The Rose Theatre does this with a picture of a dog on their signage. This could be a great step forward into ensuring that everyone, no matter what condition they may be in, can visit the theatre while feeling comfortable in the environment that they are in. 

Morrel said “We want to make sure that theatre is something that is accessible and isn’t something that feels elite or separate.’’

She spoke on the unique array of performances offered at the Rose Theatre. 

It’s clear that after Covid-19, many areas have had to rebuild a positive community after two years of little social interaction in lockdown. This is something that the Rose Theatre feels strongly about. 

The Rose Theatre has introduced audio described, relaxed, BSL and captioned performances. 

All performances that are reiterated by Morrel create an inclusive and accessible space for all, even those that struggle with socio-economic, neurodivergent, or physical barriers that may in other theatres make them feel like a ‘nuisance’.

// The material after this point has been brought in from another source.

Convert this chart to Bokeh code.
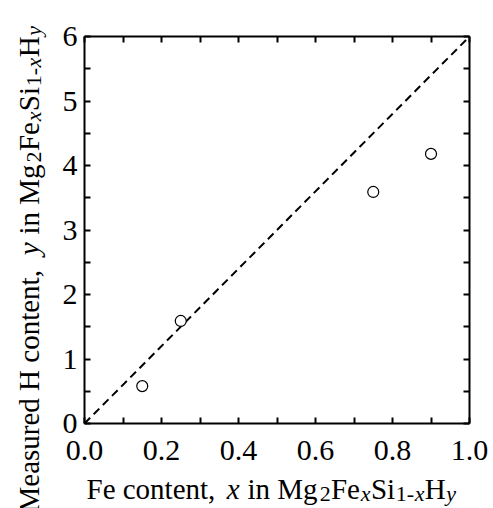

The introduction of classes and performances tailored for all inkeeps with the new focus of theatres, inclusivity. 

The Rose Theatre makes it clear that the physical environment of the theatre must reflect this. 

Morrel spoke on the introduction of 10 designated spaces for wheelchairs and any kind of machinery that goes along with them. 

The Rose Theatre’s learning curriculum also sets an example for the theatres of the future with its positive, inclusive and welcoming attitude.

The theatre has pushed forward a welcoming atmosphere with classes ranging from young children developing their communication skills to over 55s who want company and social activity during the day. 

Morrel talked about how carers struggle to come to evening classes, so she made a class for over 55s and carers who come together during the daytime. 

She said: “The aims [for the class] are about people coming together, making friends and keeping the mind and body physically active.” 

This attitude is vital post-Covid-19 for retired people to meet each other within a community weekly and reap the mental and physical benefits of having fun with people in their age range.

Morrel also mentioned how the attitudes towards classics adapted into modern plays have evolved through the community at the Rose Theatre. 

She said: “Parents love Shakespeare.”

Nothing that many children signed up to do ‘Midsummer Night’s Dream’. 

Directors also love adapting Shakespearean plays with the Rose Theatre’s direct heritage to the Shakespearean rose. 

Classic novels have become surprisingly popular in their Young Company youth theatre group, one aspect of choosing their plays is asking the group what plays they want to do. 

When Morrel asked about ‘Little Women’, she was surprised with how excited they were about the play. 

She said: “I thought [Little Women] would be super uncool.”

Yet with the popularity of the 2019 ‘Little Women’ movie directed by Greta Gerwig, Morrel said: “Classics have been brought back to their eyes.”

The Rose Theatre sets an example towards the future of theatre which will be geared towards reimagined classics with the important morals it communicates to young people.